Samhita Mukhopadhyay is the Executive Editor of Feministing.com and has been writing and speaking on race, media, technology and gender for over 6 years. She has written for multiple media outlets, including New American Media, Wiretap, Colorlines, The Nation and The American Prospect. She has also been featured in India Currents Magazine, Nirali Magazine and Alternet. In 2007 she was named a Champion of Sexual Literacy by the National Sexuality Resource Center. She is currently writing a book for Seal Press about the dating and romance industry titled, Outdated: Why Dating is Ruining Your Love Life. Mukhopadhyay has been featured on multiple panels and keynoted conferences including South by South West Interactive, Allied Media Conference, National Conference on Media Reform, Women, Action and Media and CALCASA discussing gender, race, sexuality and the internet.

 

 

 

 

 

Sonny Nordmarken

 

PhD Candidate, Sociology

University of Massachusetts, Amherst

Sonny Nordmarken, a doctoral student in sociology at University of Massachusetts-Amherst, works on emotions, gender, sexuality, race, disability, performance, media, and embodiment.
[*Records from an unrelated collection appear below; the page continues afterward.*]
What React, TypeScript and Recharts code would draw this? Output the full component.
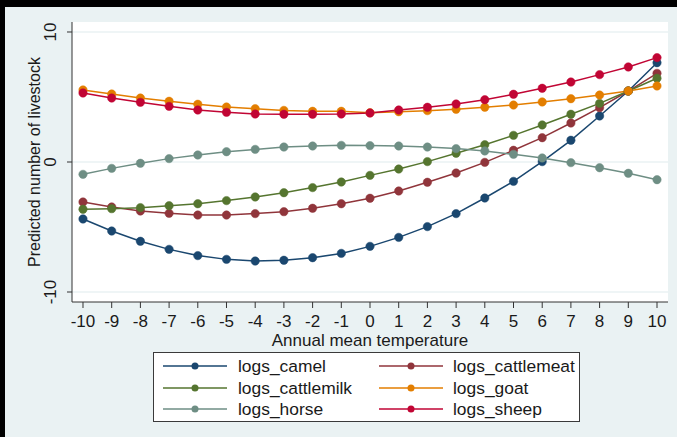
import React from "react";
import { LineChart, Line, XAxis, YAxis, CartesianGrid } from "recharts";

const temps = [-10, -9, -8, -7, -6, -5, -4, -3, -2, -1, 0, 1, 2, 3, 4, 5, 6, 7, 8, 9, 10];

const camel = [-4.38, -5.31, -6.1, -6.72, -7.2, -7.49, -7.62, -7.56, -7.36, -7.03, -6.49, -5.8, -4.97, -3.97, -2.77, -1.49, 0.03, 1.67, 3.54, 5.46, 7.64];
const cattlemeat = [-3.08, -3.46, -3.77, -3.95, -4.08, -4.08, -3.97, -3.82, -3.56, -3.21, -2.79, -2.23, -1.56, -0.85, -0.03, 0.9, 1.87, 3.0, 4.18, 5.46, 6.82];
const cattlemilk = [-3.64, -3.59, -3.51, -3.36, -3.21, -2.97, -2.69, -2.36, -1.97, -1.54, -1.03, -0.54, 0.03, 0.67, 1.33, 2.05, 2.85, 3.67, 4.51, 5.46, 6.44];
const goat = [5.54, 5.23, 4.92, 4.67, 4.44, 4.23, 4.1, 3.97, 3.9, 3.9, 3.79, 3.87, 3.95, 4.05, 4.21, 4.38, 4.62, 4.87, 5.15, 5.46, 5.85];
const horse = [-0.95, -0.49, -0.1, 0.26, 0.54, 0.79, 0.97, 1.15, 1.23, 1.28, 1.26, 1.23, 1.15, 1.03, 0.85, 0.59, 0.31, -0.05, -0.44, -0.87, -1.36];
const sheep = [5.31, 4.92, 4.59, 4.28, 4.0, 3.82, 3.69, 3.67, 3.67, 3.69, 3.77, 4.0, 4.21, 4.46, 4.79, 5.21, 5.67, 6.15, 6.72, 7.31, 8.03];

const yTicks = [-10, 0, 10];
const xTitle = "Annual mean temperature";
const yTitle = "Predicted number of livestock";

const series = [
  { key: "logs_camel", values: camel, color: "#1a476f" },
  { key: "logs_cattlemeat", values: cattlemeat, color: "#90353b" },
  { key: "logs_cattlemilk", values: cattlemilk, color: "#55752f" },
  { key: "logs_goat", values: goat, color: "#e37e00" },
  { key: "logs_horse", values: horse, color: "#6e8e84" },
  { key: "logs_sheep", values: sheep, color: "#c10534" },
];

const data = temps.map((t, i) => {
  const row: Record<string, number> = { t };
  series.forEach((s) => {
    row[s.key] = s.values[i];
  });
  return row;
});

const FONT = '"Liberation Sans", Arial, sans-serif';
const TEXT = "#1a1a1a";

const YTick = (props: any) => {
  const { y, payload } = props;
  const bx = 56;
  return (
    <text
      x={bx}
      y={y}
      transform={`rotate(-90, ${bx}, ${y})`}
      textAnchor="middle"
      fontSize={17}
      fontFamily={FONT}
      fill={TEXT}
    >
      {payload.value}
    </text>
  );
};

const XTick = (props: any) => {
  const { x, y, payload } = props;
  return (
    <text x={x} y={y + 19} textAnchor="middle" fontSize={17} fontFamily={FONT} fill={TEXT}>
      {payload.value}
    </text>
  );
};

const LegendBox = () => {
  const rows = [
    [series[0], series[1]],
    [series[2], series[3]],
    [series[4], series[5]],
  ];
  const rowY = [14, 36, 57];
  const cols = [
    { x1: 9, x2: 73, m: 41, tx: 84 },
    { x1: 225, x2: 289, m: 257, tx: 299 },
  ];
  return (
    <div
      style={{
        position: "absolute",
        left: 153,
        top: 352,
        width: 427,
        height: 70,
        boxSizing: "border-box",
        border: "1px solid #3a3a3a",
        background: "#ffffff",
      }}
    >
      <svg width={425} height={68} style={{ position: "absolute", left: 0, top: 0 }}>
        {rows.map((r, ri) =>
          r.map((s, ci) => {
            const c = cols[ci];
            const y = rowY[ri] - 1;
            return (
              <g key={s.key}>
                <line x1={c.x1} x2={c.x2} y1={y} y2={y} stroke={s.color} strokeWidth={1.5} />
                <circle cx={c.m} cy={y} r={3.5} fill={s.color} />
                <text x={c.tx} y={y + 6} fontSize={17.4} fontFamily={FONT} fill={TEXT}>
                  {s.key}
                </text>
              </g>
            );
          })
        )}
      </svg>
    </div>
  );
};

export default function App() {
  return (
    <div
      style={{
        position: "fixed",
        left: 0,
        top: 0,
        width: 677,
        height: 437,
        boxSizing: "border-box",
        background: "#eaf2f3",
        borderTop: "7px solid #000",
        borderLeft: "5px solid #000",
        overflow: "hidden",
      }}
    >
      <div style={{ position: "absolute", left: -5, top: -7 }}>
        <LineChart
          width={677}
          height={437}
          data={data}
          margin={{ top: 22, right: 9, left: 0, bottom: 85 }}
        >
          <CartesianGrid
            vertical={false}
            horizontal={true}
            fill="#ffffff"
            stroke="#eaf2f3"
            strokeWidth={1.5}
            horizontalValues={yTicks}
          />
          <XAxis
            dataKey="t"
            type="number"
            domain={[-10.383, 10.383]}
            ticks={temps}
            interval={0}
            allowDataOverflow
            height={50}
            tickSize={6}
            tickMargin={0}
            axisLine={{ stroke: "#333", strokeWidth: 1 }}
            tickLine={{ stroke: "#333", strokeWidth: 1 }}
            tick={<XTick />}
            label={{
              content: () => (
                <text x={370} y={346} textAnchor="middle" fontSize={17} fontFamily={FONT} fill={TEXT}>
                  {xTitle}
                </text>
              ),
            }}
          />
          <YAxis
            type="number"
            domain={[-10.769, 10.769]}
            ticks={yTicks}
            interval={0}
            allowDataOverflow
            width={72}
            tickSize={5}
            axisLine={{ stroke: "#333", strokeWidth: 1 }}
            tickLine={{ stroke: "#333", strokeWidth: 1 }}
            tick={<YTick />}
            label={{
              content: () => (
                <text
                  x={40}
                  y={162}
                  transform="rotate(-90, 40, 162)"
                  textAnchor="middle"
                  fontSize={16}
                  fontFamily={FONT}
                  fill={TEXT}
                >
                  {yTitle}
                </text>
              ),
            }}
          />
          {series.map((s) => (
            <Line
              key={s.key}
              dataKey={s.key}
              type="linear"
              stroke={s.color}
              strokeWidth={1.5}
              dot={{ r: 4.2, fill: s.color, stroke: s.color, strokeWidth: 0.5 }}
              activeDot={false}
              isAnimationActive={false}
            />
          ))}
        </LineChart>
      </div>
      <div style={{ position: "absolute", left: -5, top: -7, width: 677, height: 437 }}>
        <LegendBox />
      </div>
    </div>
  );
}
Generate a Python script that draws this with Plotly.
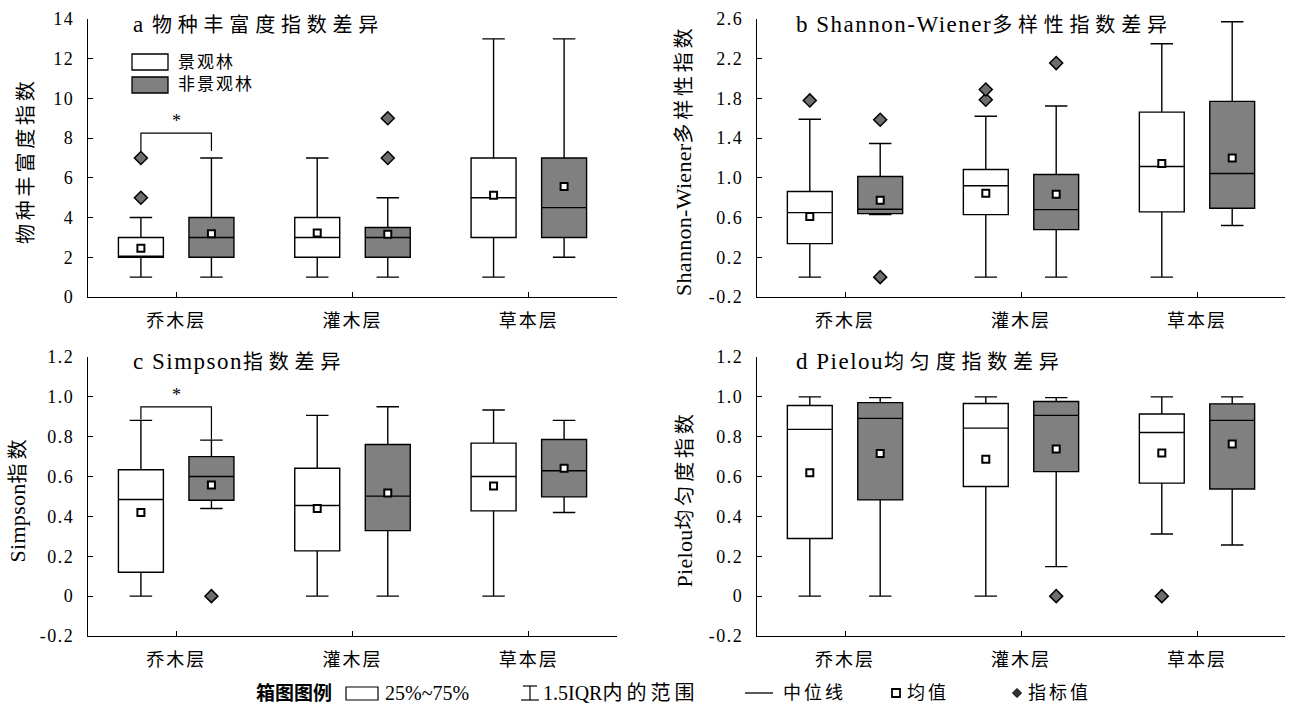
import plotly.graph_objects as go

W, H = 1291, 706
FONT = "Liberation Serif, Noto Sans CJK SC, serif"
INK = "#000000"
GRAY = "#808080"

categories = ["乔木层", "灌木层", "草本层"]
groups = ["景观林", "非景观林"]

# ---- a 物种丰富度指数 ----
rich_lower_jg = [1, 1, 1]
rich_q1_jg = [2, 2, 3]
rich_med_jg = [2, 3, 5]
rich_q3_jg = [3, 4, 7]
rich_upper_jg = [4, 7, 13]
rich_mean_jg = [2.45, 3.22, 5.13]
rich_out_jg = [[5, 7], [], []]
rich_lower_fj = [1, 1, 2]
rich_q1_fj = [2, 2, 3]
rich_med_fj = [3, 3, 4.5]
rich_q3_fj = [4, 3.5, 7]
rich_upper_fj = [7, 5, 13]
rich_mean_fj = [3.19, 3.16, 5.56]
rich_out_fj = [[], [7, 9], []]

# ---- b Shannon-Wiener ----
shan_lower_jg = [0, 0, 0]
shan_q1_jg = [0.338, 0.63, 0.657]
shan_med_jg = [0.65, 0.92, 1.114]
shan_q3_jg = [0.862, 1.084, 1.662]
shan_upper_jg = [1.59, 1.62, 2.35]
shan_mean_jg = [0.61, 0.845, 1.145]
shan_out_jg = [[1.78], [1.787, 1.89], []]
shan_lower_fj = [0.63, 0, 0.52]
shan_q1_fj = [0.64, 0.479, 0.694]
shan_med_fj = [0.684, 0.68, 1.044]
shan_q3_fj = [1.013, 1.034, 1.77]
shan_upper_fj = [1.346, 1.723, 2.573]
shan_mean_fj = [0.775, 0.835, 1.20]
shan_out_fj = [[0.0, 1.585], [2.156], []]

# ---- c Simpson ----
simp_lower_jg = [0, 0, 0]
simp_q1_jg = [0.12, 0.227, 0.428]
simp_med_jg = [0.485, 0.455, 0.6]
simp_q3_jg = [0.634, 0.642, 0.768]
simp_upper_jg = [0.882, 0.907, 0.934]
simp_mean_jg = [0.42, 0.44, 0.553]
simp_out_jg = [[], [], []]
simp_lower_fj = [0.44, 0, 0.42]
simp_q1_fj = [0.481, 0.329, 0.498]
simp_med_fj = [0.6, 0.502, 0.629]
simp_q3_fj = [0.70, 0.761, 0.786]
simp_upper_fj = [0.783, 0.95, 0.882]
simp_mean_fj = [0.558, 0.517, 0.642]
simp_out_fj = [[0], [], []]

# ---- d Pielou ----
piel_lower_jg = [0, 0, 0.312]
piel_q1_jg = [0.289, 0.55, 0.567]
piel_med_jg = [0.837, 0.843, 0.821]
piel_q3_jg = [0.957, 0.967, 0.914]
piel_upper_jg = [1.0, 1.0, 1.0]
piel_mean_jg = [0.619, 0.687, 0.718]
piel_out_jg = [[], [], [0]]
piel_lower_fj = [0, 0.148, 0.257]
piel_q1_fj = [0.483, 0.625, 0.538]
piel_med_fj = [0.892, 0.907, 0.882]
piel_q3_fj = [0.971, 0.977, 0.965]
piel_upper_fj = [0.996, 0.996, 1.0]
piel_mean_fj = [0.716, 0.738, 0.763]
piel_out_fj = [[], [0], []]

# significance brackets (left leg end, top, right leg end) on 乔木层
sig_a = [7.35, 8.25, 7.35]
sig_c = [0.887, 0.95, 0.786]

ticks_a = [0, 2, 4, 6, 8, 10, 12, 14]
ticks_b = [-0.2, 0.2, 0.6, 1.0, 1.4, 1.8, 2.2, 2.6]
ticks_cd = [-0.2, 0, 0.2, 0.4, 0.6, 0.8, 1.0, 1.2]
ticktext_a = ["0", "2", "4", "6", "8", "10", "12", "14"]
ticktext_b = ["-0.2", "0.2", "0.6", "1.0", "1.4", "1.8", "2.2", "2.6"]
ticktext_cd = ["-0.2", "0", "0.2", "0.4", "0.6", "0.8", "1.0", "1.2"]

OFF = 0.2
BOX_W = 0.255


def pxx(x):
    return x / W


def pxy(y):
    return 1 - y / H


def sp(txt, ls, size=None):
    st = f"letter-spacing:{ls}px"
    if size:
        st += f";font-size:{size}px"
    return f'<span style="{st}">{txt}</span>'


def title_txt(latin, cjk):
    return sp(latin, 1.5, 23) + sp(cjk, 5.8)


def ytitle_txt(latin, cjk):
    return (sp(latin, 0.3, 22) if latin else "") + sp(cjk, 3.8)


panels = [
    dict(ax="", title=title_txt("a ", "物种丰富度指数差异"), ytitle=ytitle_txt("", "物种丰富度指数"),
         rng=[0, 14], tv=ticks_a, tt=ticktext_a,
         xdom=(88, 617), ydom=(19, 297), ytx=26, tdx=43,
         jg=(rich_lower_jg, rich_q1_jg, rich_med_jg, rich_q3_jg, rich_upper_jg, rich_mean_jg, rich_out_jg),
         fj=(rich_lower_fj, rich_q1_fj, rich_med_fj, rich_q3_fj, rich_upper_fj, rich_mean_fj, rich_out_fj),
         sig=sig_a),
    dict(ax="2", title=title_txt("b Shannon-Wiener", "多样性指数差异"),
         ytitle=ytitle_txt("Shannon-Wiener", "多样性指数"),
         rng=[-0.2, 2.6], tv=ticks_b, tt=ticktext_b,
         xdom=(757, 1285), ydom=(19, 297), ytx=684, tdx=37,
         jg=(shan_lower_jg, shan_q1_jg, shan_med_jg, shan_q3_jg, shan_upper_jg, shan_mean_jg, shan_out_jg),
         fj=(shan_lower_fj, shan_q1_fj, shan_med_fj, shan_q3_fj, shan_upper_fj, shan_mean_fj, shan_out_fj),
         sig=None),
    dict(ax="3", title=title_txt("c Simpson", "指数差异"), ytitle=ytitle_txt("Simpson", "指数"),
         rng=[-0.2, 1.2], tv=ticks_cd, tt=ticktext_cd,
         xdom=(88, 617), ydom=(357, 636), ytx=17, tdx=43,
         jg=(simp_lower_jg, simp_q1_jg, simp_med_jg, simp_q3_jg, simp_upper_jg, simp_mean_jg, simp_out_jg),
         fj=(simp_lower_fj, simp_q1_fj, simp_med_fj, simp_q3_fj, simp_upper_fj, simp_mean_fj, simp_out_fj),
         sig=sig_c),
    dict(ax="4", title=title_txt("d Pielou", "均匀度指数差异"), ytitle=ytitle_txt("Pielou", "均匀度指数"),
         rng=[-0.2, 1.2], tv=ticks_cd, tt=ticktext_cd,
         xdom=(757, 1285), ydom=(357, 636), ytx=684, tdx=37,
         jg=(piel_lower_jg, piel_q1_jg, piel_med_jg, piel_q3_jg, piel_upper_jg, piel_mean_jg, piel_out_jg),
         fj=(piel_lower_fj, piel_q1_fj, piel_med_fj, piel_q3_fj, piel_upper_fj, piel_mean_fj, piel_out_fj),
         sig=None),
]

fig = go.Figure()
annotations = []
shapes = []
layout_axes = {}

for p in panels:
    xa, ya = "x" + p["ax"], "y" + p["ax"]
    for g, (key, fill, off) in enumerate([("jg", "white", -OFF), ("fj", GRAY, OFF)]):
        lo, q1, md, q3, up, mn, outs = p[key]
        xs = [i + off for i in range(len(categories))]
        fig.add_trace(go.Box(
            x=xs, q1=q1, median=md, q3=q3, lowerfence=lo, upperfence=up,
            width=BOX_W, whiskerwidth=0.5, fillcolor=fill,
            line=dict(color=INK, width=1.4), boxpoints=False,
            xaxis=xa, yaxis=ya, showlegend=False, hoverinfo="skip", name=groups[g]))
        ox, oy = [], []
        for i, vals in enumerate(outs):
            for v in vals:
                ox.append(i + off)
                oy.append(v)
        if ox:
            fig.add_trace(go.Scatter(
                x=ox, y=oy, mode="markers", xaxis=xa, yaxis=ya, showlegend=False,
                hoverinfo="skip", cliponaxis=False,
                marker=dict(symbol="diamond", size=10, color="#6e6e6e", line=dict(color=INK, width=1.5))))
        fig.add_trace(go.Scatter(
            x=xs, y=mn, mode="markers", xaxis=xa, yaxis=ya, showlegend=False,
            hoverinfo="skip",
            marker=dict(symbol="square", size=7, color="white", line=dict(color=INK, width=2))))
    if p["sig"]:
        s = p["sig"]
        fig.add_trace(go.Scatter(
            x=[-OFF, -OFF, OFF, OFF], y=[s[0], s[1], s[1], s[2]], mode="lines",
            line=dict(color=INK, width=1.2), xaxis=xa, yaxis=ya, showlegend=False,
            hoverinfo="skip"))
        annotations.append(dict(x=0, y=s[1], xref=xa, yref=ya, text="*", showarrow=False,
                                yanchor="bottom", yshift=0, font=dict(size=18, color=INK)))

    x0, x1 = p["xdom"]
    y0, y1 = p["ydom"]
    axis_common = dict(showline=True, linecolor=INK, linewidth=1.3, showgrid=False,
                       zeroline=False, ticks="inside", ticklen=5, tickwidth=1.3,
                       tickcolor=INK, automargin=False)
    layout_axes["xaxis" + p["ax"]] = dict(
        domain=[pxx(x0), pxx(x1)], range=[-0.5, 2.5], tickvals=[0, 1, 2],
        ticktext=[sp(c, 2) for c in categories], anchor=ya,
        tickfont=dict(size=18, color=INK, family=FONT),
        ticklabelstandoff=7, **axis_common)
    layout_axes["yaxis" + p["ax"]] = dict(
        domain=[pxy(y1), pxy(y0)], range=p["rng"], tickvals=p["tv"],
        ticktext=[sp(t, 1.5) for t in p["tt"]],
        anchor=xa, tickfont=dict(size=18, color=INK, family=FONT),
        ticklabelstandoff=9, **axis_common)
    # panel title
    annotations.append(dict(x=pxx(x0 + p["tdx"]), y=pxy(y0 + 5), xref="paper", yref="paper",
                            text=p["title"], showarrow=False, xanchor="left",
                            yanchor="middle", font=dict(size=20, color=INK, family=FONT)))
    # y title
    annotations.append(dict(x=pxx(p["ytx"]), y=pxy((y0 + y1) / 2 + 3), xref="paper", yref="paper",
                            text=p["ytitle"], showarrow=False, textangle=-90,
                            xanchor="center", yanchor="middle",
                            font=dict(size=20, color=INK, family=FONT)))

# in-panel legend (panel a)
for i, (fill, label) in enumerate([("white", groups[0]), (GRAY, groups[1])]):
    yc = 62 + i * 23
    shapes.append(dict(type="rect", xref="paper", yref="paper",
                       x0=pxx(132), x1=pxx(168), y0=pxy(yc + 8), y1=pxy(yc - 8),
                       fillcolor=fill, line=dict(color=INK, width=1.3)))
    annotations.append(dict(x=pxx(176), y=pxy(yc), xref="paper", yref="paper", text=sp(label, 2),
                            showarrow=False, xanchor="left", yanchor="middle",
                            font=dict(size=17, color=INK, family=FONT)))

# bottom legend
LY = 693
LF = dict(size=18, color=INK, family=FONT)
annotations.append(dict(x=pxx(254), y=pxy(LY), xref="paper", yref="paper",
                        text="<b>箱图图例</b>", showarrow=False, xanchor="left",
                        yanchor="middle", font=dict(size=19, color=INK, family=FONT)))
shapes.append(dict(type="rect", xref="paper", yref="paper", x0=pxx(346), x1=pxx(378),
                   y0=pxy(LY + 7), y1=pxy(LY - 6), fillcolor="white",
                   line=dict(color=INK, width=1.2)))
annotations.append(dict(x=pxx(383), y=pxy(LY), xref="paper", yref="paper",
                        text="25%~75%", showarrow=False, xanchor="left",
                        yanchor="middle", font=dict(size=20, color=INK, family=FONT)))
# whisker icon
shapes.append(dict(type="line", xref="paper", yref="paper", x0=pxx(530), x1=pxx(530),
                   y0=pxy(LY - 7), y1=pxy(LY + 7), line=dict(color=INK, width=1.2)))
shapes.append(dict(type="line", xref="paper", yref="paper", x0=pxx(523), x1=pxx(537),
                   y0=pxy(LY - 7), y1=pxy(LY - 7), line=dict(color=INK, width=1.2)))
shapes.append(dict(type="line", xref="paper", yref="paper", x0=pxx(521), x1=pxx(539),
                   y0=pxy(LY + 7), y1=pxy(LY + 7), line=dict(color=INK, width=1.2)))
annotations.append(dict(x=pxx(541), y=pxy(LY), xref="paper", yref="paper",
                        text="1.5IQR" + sp("内的范围", 4), showarrow=False, xanchor="left",
                        yanchor="middle", font=dict(size=20, color=INK, family=FONT)))
# median icon
shapes.append(dict(type="line", xref="paper", yref="paper", x0=pxx(745), x1=pxx(773),
                   y0=pxy(LY), y1=pxy(LY), line=dict(color=INK, width=1.3)))
annotations.append(dict(x=pxx(781), y=pxy(LY), xref="paper", yref="paper",
                        text=sp("中位线", 3), showarrow=False, xanchor="left",
                        yanchor="middle", font=LF))
# mean icon
shapes.append(dict(type="rect", xref="paper", yref="paper", x0=pxx(892), x1=pxx(900),
                   y0=pxy(LY + 4), y1=pxy(LY - 4), fillcolor="white",
                   line=dict(color=INK, width=1.8)))
annotations.append(dict(x=pxx(905), y=pxy(LY), xref="paper", yref="paper",
                        text=sp("均值", 3), showarrow=False, xanchor="left",
                        yanchor="middle", font=LF))
# outlier icon
dx, dy = 4.5 / W, 4.5 / H
cx, cy = pxx(1017), pxy(LY)
shapes.append(dict(type="path", xref="paper", yref="paper",
                   path=f"M {cx - dx} {cy} L {cx} {cy + dy} L {cx + dx} {cy} L {cx} {cy - dy} Z",
                   fillcolor="#333333", line=dict(color=INK, width=1)))
annotations.append(dict(x=pxx(1026), y=pxy(LY), xref="paper", yref="paper",
                        text=sp("指标值", 3), showarrow=False, xanchor="left",
                        yanchor="middle", font=LF))

fig.update_layout(
    template="none",
    width=W, height=H, margin=dict(l=0, r=0, t=0, b=0, pad=0, autoexpand=False),
    paper_bgcolor="white", plot_bgcolor="white",
    font=dict(family=FONT, color=INK), boxmode="overlay",
    annotations=annotations, shapes=shapes, **layout_axes)

fig.write_html("out.html", config={"displayModeBar": False},
               post_script="document.body.style.margin='0';document.body.style.overflow='hidden';")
He is currently working on two projects. One explores the ways in which affect and discourse are mutually-constitutive, using queer theory to investigate how racism and ableism persist in the contemporary U.S. emotive imaginary. His dissertation examines the relationship between emotion and oppression, focusing on the emotional experiences of trans and gender variant people in everyday social interactions.

 

 

 

 

 

Marcia Ochoa

 

Assistant Professor, Community Studies

University of California, Santa Cruz

Marcia Ochoa is an Assistant Professor of Community Studies at UC Santa Cruz. Trained as a cultural anthropologist, Ochoa works at the conjuncture of the ethnography of media, modernity in Latin America and queer/transgender studies. Her first book is a queer diasporic ethnography of femininity, spectacle and nation in Venezuela. Queen for a Day: Transformistas, Misses and Mass Media in Venezuela, will be published by Duke University Press. She supervises El/La Para Translatinas, a justice, human rights and HIV prevention program for transgender Latinas in San Francisco's Mission District. Her second project is on translatina and transformista citizenship.

 

 

Ray O'Neill

 

Psychoanalyst, Private Practice

 

Ray O' Neill M.A., M.Sc., M.Phil. GradDipPschAn is a writer and Lacanian psychoanalyst working in private practice in Dublin and Berlin. He is currently engaged in doctoral research on  how gay men blind since birth speak of their sexuality, coming out and  desire. He has also written extensively on homophobia in analytic practice, sexual abuse in Ireland and homosexualities.

 

 

 

 

 

 

Don Romesburg

 

Assistant Professor of Women's and Gender Studies

Sonoma State University

Don Romesburg is an assistant professor in the Sonoma State University Women's and Gender Studies Department and the founder of the SSU Queer Studies Minor. Trained as a historian at UC Berkeley with interdisciplinary gender/sexuality studies emphases, he has published on early 20th-century U.S. social science, cultures, and discourses of adolescence, homosexuality, and citizenship as well as on the social and cultural history of queer and transgender performers. Don curates exhibitions for the GLBT History Museum in San Francisco.

 

 

 

 

 

 

Bethany Stevens

 

Faculty Member and Policy Analyst, Center For Leadership in Disability

Institute of Public Health, Georgia State University

Bethany Stevens is a faculty member and policy analyst for the Center for Leadership in Disability in the Institute of Public Health at Georgia State University. She develops and implements graduate coursework in disability policy and disparities in sexual health, as well as undergraduate coursework in disability studies. Before joining the faculty at Georgia State University, Stevens served as a Center of Excellence for Sexual Health Scholar under 16th Surgeon General Dr. David Satcher at Morehouse School of Medicine. She earned a B.A. in Art History and a J.D. at the University of Florida. She earned a M.A. in Sexuality Studies at San Francisco State University. Stevens is a member of the California Bar Association. Working in the realm of disability activism and scholarship for nearly a decade, Stevens emphatically identifies as an uppity queer crip.